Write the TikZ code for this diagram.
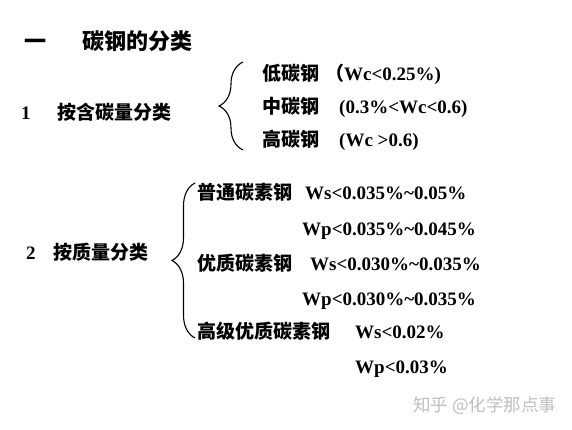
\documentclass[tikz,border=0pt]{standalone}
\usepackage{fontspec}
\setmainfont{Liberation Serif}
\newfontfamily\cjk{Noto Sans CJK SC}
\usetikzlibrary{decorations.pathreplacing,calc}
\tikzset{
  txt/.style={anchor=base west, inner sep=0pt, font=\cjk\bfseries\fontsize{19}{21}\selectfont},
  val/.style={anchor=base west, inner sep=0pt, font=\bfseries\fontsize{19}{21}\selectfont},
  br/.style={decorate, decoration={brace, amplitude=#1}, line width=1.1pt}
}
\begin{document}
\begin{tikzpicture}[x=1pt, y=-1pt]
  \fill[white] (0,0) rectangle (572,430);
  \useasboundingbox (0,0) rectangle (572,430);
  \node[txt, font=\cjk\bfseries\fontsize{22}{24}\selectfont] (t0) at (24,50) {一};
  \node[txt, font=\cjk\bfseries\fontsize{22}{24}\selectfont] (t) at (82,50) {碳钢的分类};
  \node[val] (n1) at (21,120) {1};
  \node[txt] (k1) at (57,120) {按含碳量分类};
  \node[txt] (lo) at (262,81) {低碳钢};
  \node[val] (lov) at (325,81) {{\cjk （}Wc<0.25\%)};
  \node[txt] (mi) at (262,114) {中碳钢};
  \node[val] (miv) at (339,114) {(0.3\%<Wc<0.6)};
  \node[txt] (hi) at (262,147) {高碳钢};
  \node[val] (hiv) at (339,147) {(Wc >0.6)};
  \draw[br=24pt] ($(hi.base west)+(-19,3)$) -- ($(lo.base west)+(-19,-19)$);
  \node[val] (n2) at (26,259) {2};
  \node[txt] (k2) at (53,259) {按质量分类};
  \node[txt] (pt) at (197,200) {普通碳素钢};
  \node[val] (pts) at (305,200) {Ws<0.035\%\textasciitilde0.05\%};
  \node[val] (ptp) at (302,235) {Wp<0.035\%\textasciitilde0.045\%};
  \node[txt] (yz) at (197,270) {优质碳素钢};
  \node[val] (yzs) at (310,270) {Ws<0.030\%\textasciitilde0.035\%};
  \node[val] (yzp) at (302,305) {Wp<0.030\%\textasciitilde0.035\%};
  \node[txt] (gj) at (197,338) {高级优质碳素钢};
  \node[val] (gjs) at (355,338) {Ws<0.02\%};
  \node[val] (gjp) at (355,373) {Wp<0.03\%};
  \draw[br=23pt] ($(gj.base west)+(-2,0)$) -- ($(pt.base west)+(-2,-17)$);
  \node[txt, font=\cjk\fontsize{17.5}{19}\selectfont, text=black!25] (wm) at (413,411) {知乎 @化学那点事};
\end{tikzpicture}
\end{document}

-----

▶ _Aim_
Transcribe all the data word for word; the images stay out.

▶ _Complete output_
Write the TikZ code for this diagram.
\documentclass[tikz,border=0pt]{standalone}
\usepackage{fontspec}
\setmainfont{Liberation Serif}
\newfontfamily\cjk{Noto Sans CJK SC}
\usetikzlibrary{decorations.pathreplacing,calc}
\tikzset{
  txt/.style={anchor=base west, inner sep=0pt, font=\cjk\bfseries\fontsize{19}{21}\selectfont},
  val/.style={anchor=base west, inner sep=0pt, font=\bfseries\fontsize{19}{21}\selectfont},
  br/.style={decorate, decoration={brace, amplitude=#1}, line width=1.1pt}
}
\begin{document}
\begin{tikzpicture}[x=1pt, y=-1pt]
  \fill[white] (0,0) rectangle (572,430);
  \useasboundingbox (0,0) rectangle (572,430);
  \node[txt, font=\cjk\bfseries\fontsize{22}{24}\selectfont] (t0) at (24,50) {一};
  \node[txt, font=\cjk\bfseries\fontsize{22}{24}\selectfont] (t) at (82,50) {碳钢的分类};
  \node[val] (n1) at (21,120) {1};
  \node[txt] (k1) at (57,120) {按含碳量分类};
  \node[txt] (lo) at (262,81) {低碳钢};
  \node[val] (lov) at (325,81) {{\cjk （}Wc<0.25\%)};
  \node[txt] (mi) at (262,114) {中碳钢};
  \node[val] (miv) at (339,114) {(0.3\%<Wc<0.6)};
  \node[txt] (hi) at (262,147) {高碳钢};
  \node[val] (hiv) at (339,147) {(Wc >0.6)};
  \draw[br=24pt] ($(hi.base west)+(-19,3)$) -- ($(lo.base west)+(-19,-19)$);
  \node[val] (n2) at (26,259) {2};
  \node[txt] (k2) at (53,259) {按质量分类};
  \node[txt] (pt) at (197,200) {普通碳素钢};
  \node[val] (pts) at (305,200) {Ws<0.035\%\textasciitilde0.05\%};
  \node[val] (ptp) at (302,235) {Wp<0.035\%\textasciitilde0.045\%};
  \node[txt] (yz) at (197,270) {优质碳素钢};
  \node[val] (yzs) at (310,270) {Ws<0.030\%\textasciitilde0.035\%};
  \node[val] (yzp) at (302,305) {Wp<0.030\%\textasciitilde0.035\%};
  \node[txt] (gj) at (197,338) {高级优质碳素钢};
  \node[val] (gjs) at (355,338) {Ws<0.02\%};
  \node[val] (gjp) at (355,373) {Wp<0.03\%};
  \draw[br=23pt] ($(gj.base west)+(-2,0)$) -- ($(pt.base west)+(-2,-17)$);
  \node[txt, font=\cjk\fontsize{17.5}{19}\selectfont, text=black!25] (wm) at (413,411) {知乎 @化学那点事};
\end{tikzpicture}
\end{document}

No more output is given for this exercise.